## EXERCISE DETAILS
Your task is to output the listing word for word, with pictures excluded.

## DATA SHOWN
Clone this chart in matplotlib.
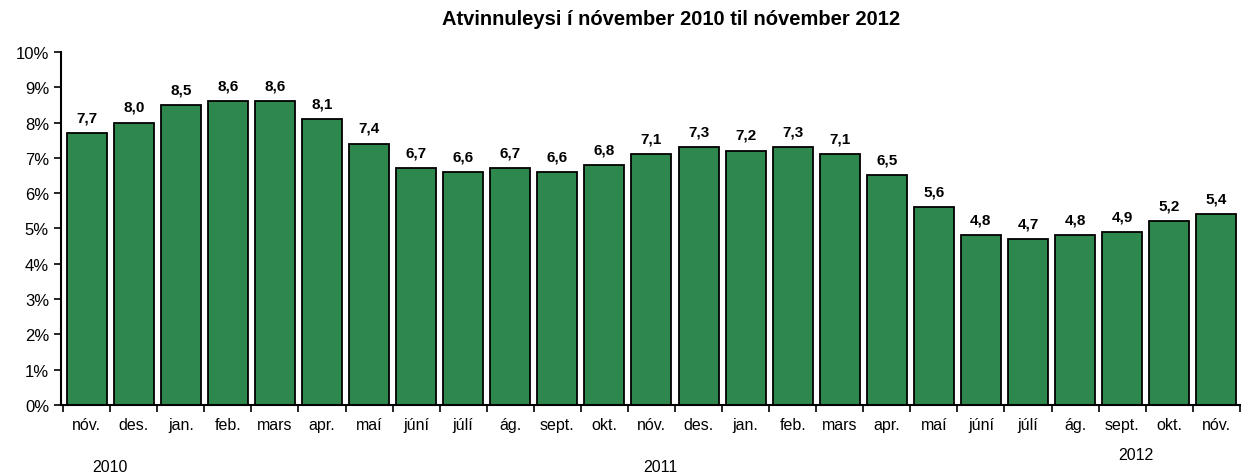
import numpy as np
import matplotlib
matplotlib.use("Agg")
import matplotlib.pyplot as plt
from matplotlib.ticker import FuncFormatter

plt.rcParams['font.family'] = ['Liberation Sans', 'DejaVu Sans']

# monthly unemployment rate (%)
months = ['nóv.', 'des.', 'jan.', 'feb.', 'mars', 'apr.', 'maí', 'júní', 'júlí',
          'ág.', 'sept.', 'okt.', 'nóv.', 'des.', 'jan.', 'feb.', 'mars', 'apr.',
          'maí', 'júní', 'júlí', 'ág.', 'sept.', 'okt.', 'nóv.']
rates = [7.7, 8.0, 8.5, 8.6, 8.6, 8.1, 7.4, 6.7, 6.6, 6.7, 6.6, 6.8, 7.1,
         7.3, 7.2, 7.3, 7.1, 6.5, 5.6, 4.8, 4.7, 4.8, 4.9, 5.2, 5.4]
years = ['2010', '2011', '2012']
year_pos = [0.5, 12.2, 22.3]
year_y = [-0.175, -0.175, -0.14]

fig = plt.figure(figsize=(12.41, 4.77), dpi=100)
ax = fig.add_axes([0.049, 0.149, 0.95, 0.74])

x = np.arange(len(rates))
ax.bar(x, rates, width=0.85, color='#2e874c', edgecolor='black', linewidth=1.3)

for xi, v in zip(x, rates):
    ax.text(xi, v + 0.25, f'{v:.1f}'.replace('.', ','), ha='center', va='bottom',
            fontsize=11, fontweight='bold')

ax.set_xlim(-0.55, len(rates) - 0.55)
ax.set_ylim(0, 10)
ax.set_yticks(np.arange(0, 11, 1))
ax.yaxis.set_major_formatter(FuncFormatter(lambda v, p: f'{int(v)}%'))

# month labels without ticks, ticks at category boundaries
ax.set_xticks(x)
ax.set_xticklabels(months, fontsize=11.5)
ax.tick_params(axis='x', which='major', length=0, pad=9)
ax.set_xticks(np.arange(-0.5, len(rates)), minor=True)
ax.tick_params(axis='x', which='minor', length=5, width=1.2, direction='out')
ax.tick_params(axis='y', length=5, width=1.2, direction='out', labelsize=12)

for s in ['top', 'right']:
    ax.spines[s].set_visible(False)
ax.spines['left'].set_linewidth(1.5)
ax.spines['bottom'].set_linewidth(1.5)

trans = ax.get_xaxis_transform()
for yr, xp, yp in zip(years, year_pos, year_y):
    ax.text(xp, yp, yr, transform=trans, ha='center', va='center', fontsize=11.5)

fig.text(0.541, 0.96, 'Atvinnuleysi í nóvember 2010 til nóvember 2012',
         ha='center', va='center', fontsize=14.5, fontweight='bold')

fig.savefig('out.png', dpi=100)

## RESPONSE TO THE EXERCISE
Clone this chart in matplotlib.
import numpy as np
import matplotlib
matplotlib.use("Agg")
import matplotlib.pyplot as plt
from matplotlib.ticker import FuncFormatter

plt.rcParams['font.family'] = ['Liberation Sans', 'DejaVu Sans']

# monthly unemployment rate (%)
months = ['nóv.', 'des.', 'jan.', 'feb.', 'mars', 'apr.', 'maí', 'júní', 'júlí',
          'ág.', 'sept.', 'okt.', 'nóv.', 'des.', 'jan.', 'feb.', 'mars', 'apr.',
          'maí', 'júní', 'júlí', 'ág.', 'sept.', 'okt.', 'nóv.']
rates = [7.7, 8.0, 8.5, 8.6, 8.6, 8.1, 7.4, 6.7, 6.6, 6.7, 6.6, 6.8, 7.1,
         7.3, 7.2, 7.3, 7.1, 6.5, 5.6, 4.8, 4.7, 4.8, 4.9, 5.2, 5.4]
years = ['2010', '2011', '2012']
year_pos = [0.5, 12.2, 22.3]
year_y = [-0.175, -0.175, -0.14]

fig = plt.figure(figsize=(12.41, 4.77), dpi=100)
ax = fig.add_axes([0.049, 0.149, 0.95, 0.74])

x = np.arange(len(rates))
ax.bar(x, rates, width=0.85, color='#2e874c', edgecolor='black', linewidth=1.3)

for xi, v in zip(x, rates):
    ax.text(xi, v + 0.25, f'{v:.1f}'.replace('.', ','), ha='center', va='bottom',
            fontsize=11, fontweight='bold')

ax.set_xlim(-0.55, len(rates) - 0.55)
ax.set_ylim(0, 10)
ax.set_yticks(np.arange(0, 11, 1))
ax.yaxis.set_major_formatter(FuncFormatter(lambda v, p: f'{int(v)}%'))

# month labels without ticks, ticks at category boundaries
ax.set_xticks(x)
ax.set_xticklabels(months, fontsize=11.5)
ax.tick_params(axis='x', which='major', length=0, pad=9)
ax.set_xticks(np.arange(-0.5, len(rates)), minor=True)
ax.tick_params(axis='x', which='minor', length=5, width=1.2, direction='out')
ax.tick_params(axis='y', length=5, width=1.2, direction='out', labelsize=12)

for s in ['top', 'right']:
    ax.spines[s].set_visible(False)
ax.spines['left'].set_linewidth(1.5)
ax.spines['bottom'].set_linewidth(1.5)

trans = ax.get_xaxis_transform()
for yr, xp, yp in zip(years, year_pos, year_y):
    ax.text(xp, yp, yr, transform=trans, ha='center', va='center', fontsize=11.5)

fig.text(0.541, 0.96, 'Atvinnuleysi í nóvember 2010 til nóvember 2012',
         ha='center', va='center', fontsize=14.5, fontweight='bold')

fig.savefig('out.png', dpi=100)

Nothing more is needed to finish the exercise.